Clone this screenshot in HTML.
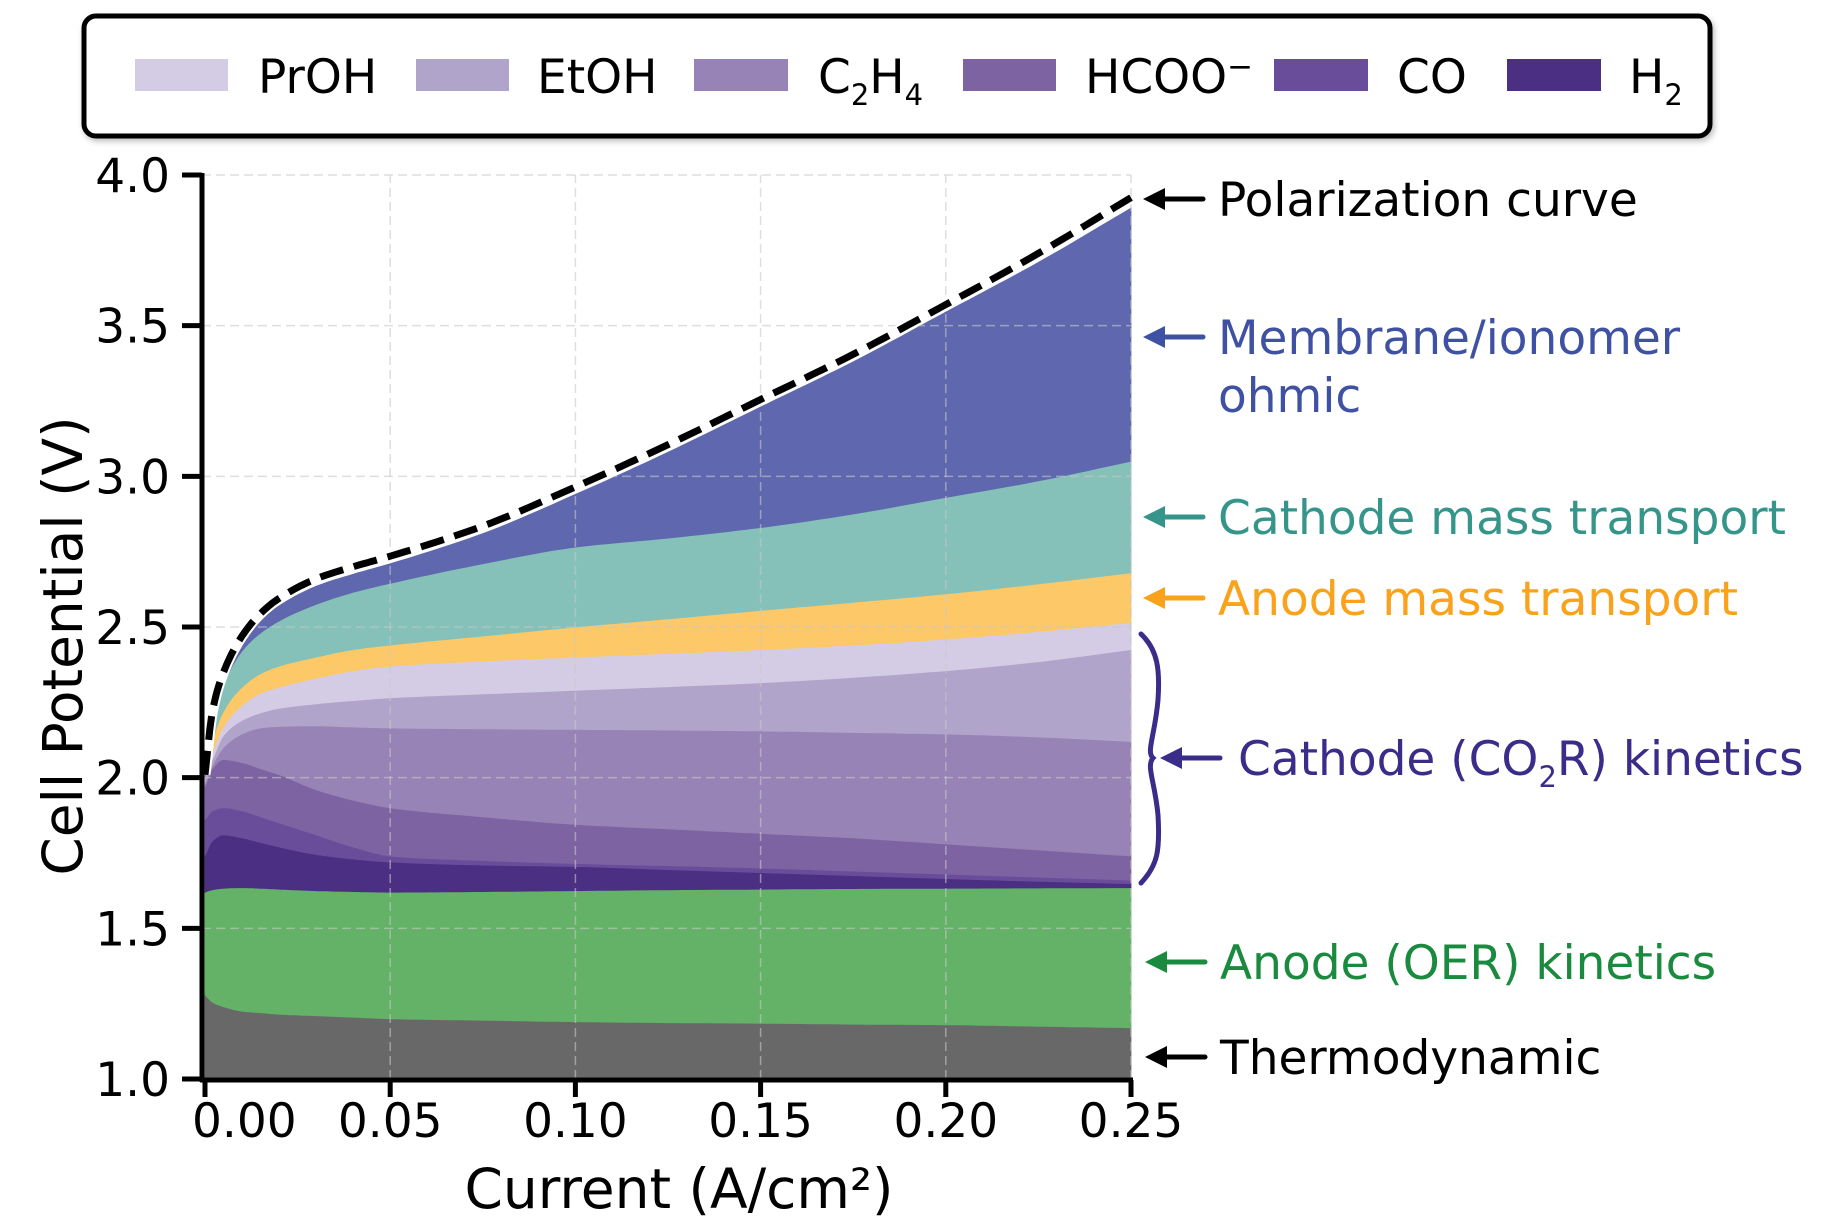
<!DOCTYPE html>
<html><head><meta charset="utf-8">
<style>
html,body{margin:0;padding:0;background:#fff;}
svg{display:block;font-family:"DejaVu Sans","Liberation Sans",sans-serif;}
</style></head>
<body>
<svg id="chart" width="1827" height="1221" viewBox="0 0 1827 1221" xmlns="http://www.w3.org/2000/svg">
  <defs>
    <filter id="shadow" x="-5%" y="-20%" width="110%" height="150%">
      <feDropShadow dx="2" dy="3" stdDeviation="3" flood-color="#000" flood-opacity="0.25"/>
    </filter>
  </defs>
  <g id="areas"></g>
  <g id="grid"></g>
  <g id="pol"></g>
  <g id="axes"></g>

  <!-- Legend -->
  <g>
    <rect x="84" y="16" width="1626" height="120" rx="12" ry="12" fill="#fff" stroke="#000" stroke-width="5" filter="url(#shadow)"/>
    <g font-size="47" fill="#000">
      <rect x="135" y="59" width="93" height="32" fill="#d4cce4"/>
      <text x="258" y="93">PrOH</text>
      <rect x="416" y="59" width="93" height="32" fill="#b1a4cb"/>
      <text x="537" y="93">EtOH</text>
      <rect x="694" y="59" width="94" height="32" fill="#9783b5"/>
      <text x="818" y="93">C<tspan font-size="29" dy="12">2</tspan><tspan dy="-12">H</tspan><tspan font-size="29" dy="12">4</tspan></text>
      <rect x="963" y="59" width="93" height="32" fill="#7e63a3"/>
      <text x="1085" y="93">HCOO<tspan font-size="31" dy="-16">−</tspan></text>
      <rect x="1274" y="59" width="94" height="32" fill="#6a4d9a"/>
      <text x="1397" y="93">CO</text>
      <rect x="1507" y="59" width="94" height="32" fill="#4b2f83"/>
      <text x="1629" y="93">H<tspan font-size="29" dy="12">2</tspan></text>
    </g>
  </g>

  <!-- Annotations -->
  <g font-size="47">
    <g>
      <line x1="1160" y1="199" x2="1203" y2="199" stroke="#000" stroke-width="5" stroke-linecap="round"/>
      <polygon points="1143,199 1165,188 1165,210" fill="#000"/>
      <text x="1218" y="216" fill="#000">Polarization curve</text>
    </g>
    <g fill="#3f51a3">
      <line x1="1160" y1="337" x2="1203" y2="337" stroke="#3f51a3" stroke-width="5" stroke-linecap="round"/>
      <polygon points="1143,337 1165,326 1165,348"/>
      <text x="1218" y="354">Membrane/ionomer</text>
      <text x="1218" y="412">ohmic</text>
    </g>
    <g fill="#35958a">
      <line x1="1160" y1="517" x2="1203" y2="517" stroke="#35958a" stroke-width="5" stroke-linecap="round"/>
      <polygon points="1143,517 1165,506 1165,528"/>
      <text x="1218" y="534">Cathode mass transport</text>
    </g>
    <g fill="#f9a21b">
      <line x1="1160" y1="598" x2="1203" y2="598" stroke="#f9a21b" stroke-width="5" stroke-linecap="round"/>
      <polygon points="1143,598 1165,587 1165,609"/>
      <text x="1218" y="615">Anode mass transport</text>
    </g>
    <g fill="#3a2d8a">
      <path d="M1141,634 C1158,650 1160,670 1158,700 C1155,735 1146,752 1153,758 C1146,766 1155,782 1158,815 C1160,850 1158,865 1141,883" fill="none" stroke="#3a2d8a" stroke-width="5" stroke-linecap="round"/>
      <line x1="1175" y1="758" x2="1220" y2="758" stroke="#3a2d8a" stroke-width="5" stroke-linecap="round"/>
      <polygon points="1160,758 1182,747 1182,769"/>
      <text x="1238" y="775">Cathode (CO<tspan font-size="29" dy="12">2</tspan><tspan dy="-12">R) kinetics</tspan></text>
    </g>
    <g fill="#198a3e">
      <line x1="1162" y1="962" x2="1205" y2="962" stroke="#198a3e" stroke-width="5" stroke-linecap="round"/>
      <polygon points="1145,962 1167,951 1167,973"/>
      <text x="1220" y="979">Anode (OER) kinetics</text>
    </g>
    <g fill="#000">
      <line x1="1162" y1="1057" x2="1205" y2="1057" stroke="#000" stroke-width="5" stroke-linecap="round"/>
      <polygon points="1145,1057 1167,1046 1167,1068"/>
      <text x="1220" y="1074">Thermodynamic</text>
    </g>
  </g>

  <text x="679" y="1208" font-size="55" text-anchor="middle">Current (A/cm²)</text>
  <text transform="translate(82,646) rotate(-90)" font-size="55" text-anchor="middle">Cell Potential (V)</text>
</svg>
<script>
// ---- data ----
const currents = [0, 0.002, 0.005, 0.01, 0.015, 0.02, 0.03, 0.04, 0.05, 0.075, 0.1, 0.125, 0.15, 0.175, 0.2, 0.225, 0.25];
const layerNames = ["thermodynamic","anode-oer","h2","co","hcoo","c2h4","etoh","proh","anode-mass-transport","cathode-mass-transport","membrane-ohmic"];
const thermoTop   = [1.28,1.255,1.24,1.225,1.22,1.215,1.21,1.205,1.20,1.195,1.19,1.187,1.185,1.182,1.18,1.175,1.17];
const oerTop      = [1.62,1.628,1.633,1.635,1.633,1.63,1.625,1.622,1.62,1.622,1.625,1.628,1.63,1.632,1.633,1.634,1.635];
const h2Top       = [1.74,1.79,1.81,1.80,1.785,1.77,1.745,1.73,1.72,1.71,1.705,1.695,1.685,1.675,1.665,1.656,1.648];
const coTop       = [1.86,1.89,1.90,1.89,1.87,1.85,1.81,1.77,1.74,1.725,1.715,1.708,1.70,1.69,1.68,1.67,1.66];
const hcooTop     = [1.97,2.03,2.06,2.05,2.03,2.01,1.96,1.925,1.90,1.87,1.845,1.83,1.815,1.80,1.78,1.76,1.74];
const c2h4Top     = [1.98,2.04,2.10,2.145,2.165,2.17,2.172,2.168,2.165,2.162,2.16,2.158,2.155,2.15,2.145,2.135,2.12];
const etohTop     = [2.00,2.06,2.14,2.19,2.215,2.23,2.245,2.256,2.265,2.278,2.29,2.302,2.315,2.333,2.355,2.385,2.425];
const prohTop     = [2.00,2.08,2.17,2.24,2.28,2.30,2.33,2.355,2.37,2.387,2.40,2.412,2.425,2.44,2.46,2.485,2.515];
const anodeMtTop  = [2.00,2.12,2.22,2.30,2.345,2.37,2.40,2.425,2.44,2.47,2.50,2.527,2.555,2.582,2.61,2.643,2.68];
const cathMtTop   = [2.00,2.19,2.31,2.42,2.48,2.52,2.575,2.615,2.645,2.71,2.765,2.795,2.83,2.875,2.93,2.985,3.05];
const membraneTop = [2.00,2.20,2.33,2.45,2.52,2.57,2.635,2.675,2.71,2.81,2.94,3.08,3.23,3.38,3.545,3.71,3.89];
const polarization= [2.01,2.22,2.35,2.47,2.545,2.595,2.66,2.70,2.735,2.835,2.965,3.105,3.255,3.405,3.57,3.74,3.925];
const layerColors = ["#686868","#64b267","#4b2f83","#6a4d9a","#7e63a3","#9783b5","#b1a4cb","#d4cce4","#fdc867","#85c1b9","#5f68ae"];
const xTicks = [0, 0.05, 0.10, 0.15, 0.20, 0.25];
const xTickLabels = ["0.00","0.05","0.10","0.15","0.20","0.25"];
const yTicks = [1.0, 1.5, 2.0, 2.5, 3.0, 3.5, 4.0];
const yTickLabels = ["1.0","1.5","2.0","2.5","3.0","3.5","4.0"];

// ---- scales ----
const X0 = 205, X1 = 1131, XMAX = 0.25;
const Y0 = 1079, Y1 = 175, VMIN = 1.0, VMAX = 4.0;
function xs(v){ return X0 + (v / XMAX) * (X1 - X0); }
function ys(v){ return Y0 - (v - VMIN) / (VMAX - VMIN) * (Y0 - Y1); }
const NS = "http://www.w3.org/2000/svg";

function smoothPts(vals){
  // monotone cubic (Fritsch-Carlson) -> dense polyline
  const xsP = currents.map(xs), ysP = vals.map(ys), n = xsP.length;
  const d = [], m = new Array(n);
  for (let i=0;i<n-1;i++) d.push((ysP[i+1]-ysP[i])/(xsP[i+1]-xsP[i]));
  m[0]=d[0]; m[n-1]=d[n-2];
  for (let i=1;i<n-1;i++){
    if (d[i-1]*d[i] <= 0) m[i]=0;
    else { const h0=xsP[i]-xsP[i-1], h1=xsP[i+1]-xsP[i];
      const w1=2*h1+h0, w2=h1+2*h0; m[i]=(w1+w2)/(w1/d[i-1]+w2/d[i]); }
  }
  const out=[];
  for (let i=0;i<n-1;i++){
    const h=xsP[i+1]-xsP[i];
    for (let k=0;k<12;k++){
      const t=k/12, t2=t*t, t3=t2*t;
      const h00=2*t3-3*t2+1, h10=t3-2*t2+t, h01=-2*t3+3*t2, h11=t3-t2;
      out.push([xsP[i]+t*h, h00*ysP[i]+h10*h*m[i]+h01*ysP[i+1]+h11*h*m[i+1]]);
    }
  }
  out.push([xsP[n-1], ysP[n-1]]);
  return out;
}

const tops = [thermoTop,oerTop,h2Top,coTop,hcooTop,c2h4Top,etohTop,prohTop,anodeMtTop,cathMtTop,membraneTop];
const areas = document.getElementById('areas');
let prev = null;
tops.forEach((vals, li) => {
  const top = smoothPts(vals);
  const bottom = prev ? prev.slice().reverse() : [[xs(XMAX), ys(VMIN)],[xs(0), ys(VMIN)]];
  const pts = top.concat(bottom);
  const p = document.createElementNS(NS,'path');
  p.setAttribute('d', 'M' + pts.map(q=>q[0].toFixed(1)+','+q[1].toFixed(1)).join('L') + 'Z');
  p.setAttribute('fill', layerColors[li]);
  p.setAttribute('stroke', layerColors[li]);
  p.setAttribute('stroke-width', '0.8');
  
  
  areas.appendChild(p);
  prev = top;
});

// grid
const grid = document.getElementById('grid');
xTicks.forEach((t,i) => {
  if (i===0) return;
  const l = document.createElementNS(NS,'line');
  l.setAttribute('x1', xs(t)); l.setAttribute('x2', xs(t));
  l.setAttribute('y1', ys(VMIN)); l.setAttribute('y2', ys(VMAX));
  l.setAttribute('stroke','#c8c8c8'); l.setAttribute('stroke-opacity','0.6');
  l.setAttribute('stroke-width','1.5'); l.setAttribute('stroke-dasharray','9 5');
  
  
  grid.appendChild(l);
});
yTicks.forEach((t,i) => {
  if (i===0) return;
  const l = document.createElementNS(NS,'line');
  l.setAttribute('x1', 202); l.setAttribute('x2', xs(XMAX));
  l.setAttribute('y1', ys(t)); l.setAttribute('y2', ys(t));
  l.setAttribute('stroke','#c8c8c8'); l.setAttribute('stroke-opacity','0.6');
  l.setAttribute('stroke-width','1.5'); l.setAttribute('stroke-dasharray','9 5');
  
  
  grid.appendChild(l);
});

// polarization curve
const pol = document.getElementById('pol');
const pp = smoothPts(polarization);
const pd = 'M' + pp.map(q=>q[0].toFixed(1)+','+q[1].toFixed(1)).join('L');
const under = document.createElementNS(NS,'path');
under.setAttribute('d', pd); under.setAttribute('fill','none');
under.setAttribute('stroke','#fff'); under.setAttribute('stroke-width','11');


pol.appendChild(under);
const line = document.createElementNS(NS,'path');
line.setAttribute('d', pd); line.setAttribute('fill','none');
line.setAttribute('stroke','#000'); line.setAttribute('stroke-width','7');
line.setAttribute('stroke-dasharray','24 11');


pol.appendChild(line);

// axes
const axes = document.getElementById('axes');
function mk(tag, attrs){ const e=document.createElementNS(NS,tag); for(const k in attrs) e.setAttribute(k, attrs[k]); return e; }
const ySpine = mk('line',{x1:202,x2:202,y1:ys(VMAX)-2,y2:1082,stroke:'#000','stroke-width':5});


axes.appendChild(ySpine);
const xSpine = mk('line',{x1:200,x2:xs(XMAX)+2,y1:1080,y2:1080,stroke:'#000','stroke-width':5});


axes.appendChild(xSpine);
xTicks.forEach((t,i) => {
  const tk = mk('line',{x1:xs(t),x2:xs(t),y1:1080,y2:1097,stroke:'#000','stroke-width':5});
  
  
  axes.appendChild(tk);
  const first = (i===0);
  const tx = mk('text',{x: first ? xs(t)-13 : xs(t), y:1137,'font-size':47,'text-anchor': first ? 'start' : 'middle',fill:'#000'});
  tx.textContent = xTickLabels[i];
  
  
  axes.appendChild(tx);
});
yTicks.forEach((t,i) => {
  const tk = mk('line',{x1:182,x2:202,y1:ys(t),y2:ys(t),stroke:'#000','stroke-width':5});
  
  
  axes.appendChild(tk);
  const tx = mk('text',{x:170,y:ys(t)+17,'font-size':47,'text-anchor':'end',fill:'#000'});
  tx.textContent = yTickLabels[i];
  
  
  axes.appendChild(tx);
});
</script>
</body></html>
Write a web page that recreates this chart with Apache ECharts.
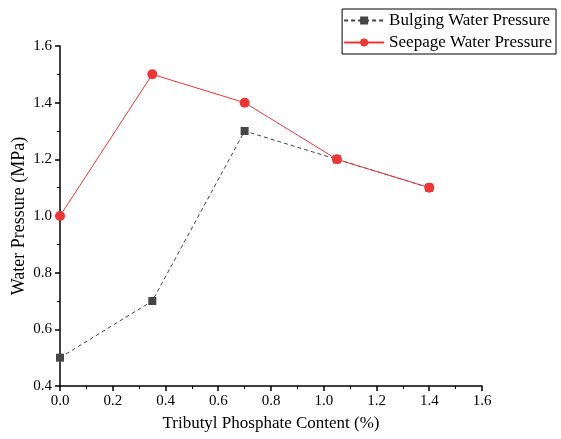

+-------+

* **Exercise**
Go through the records and show every line with the string "chart" in it.

* **Output below**
<svg id="chart" width="1827" height="1221" viewBox="0 0 1827 1221" xmlns="http://www.w3.org/2000/svg">
Write a web page that recreates this chart with Apache ECharts.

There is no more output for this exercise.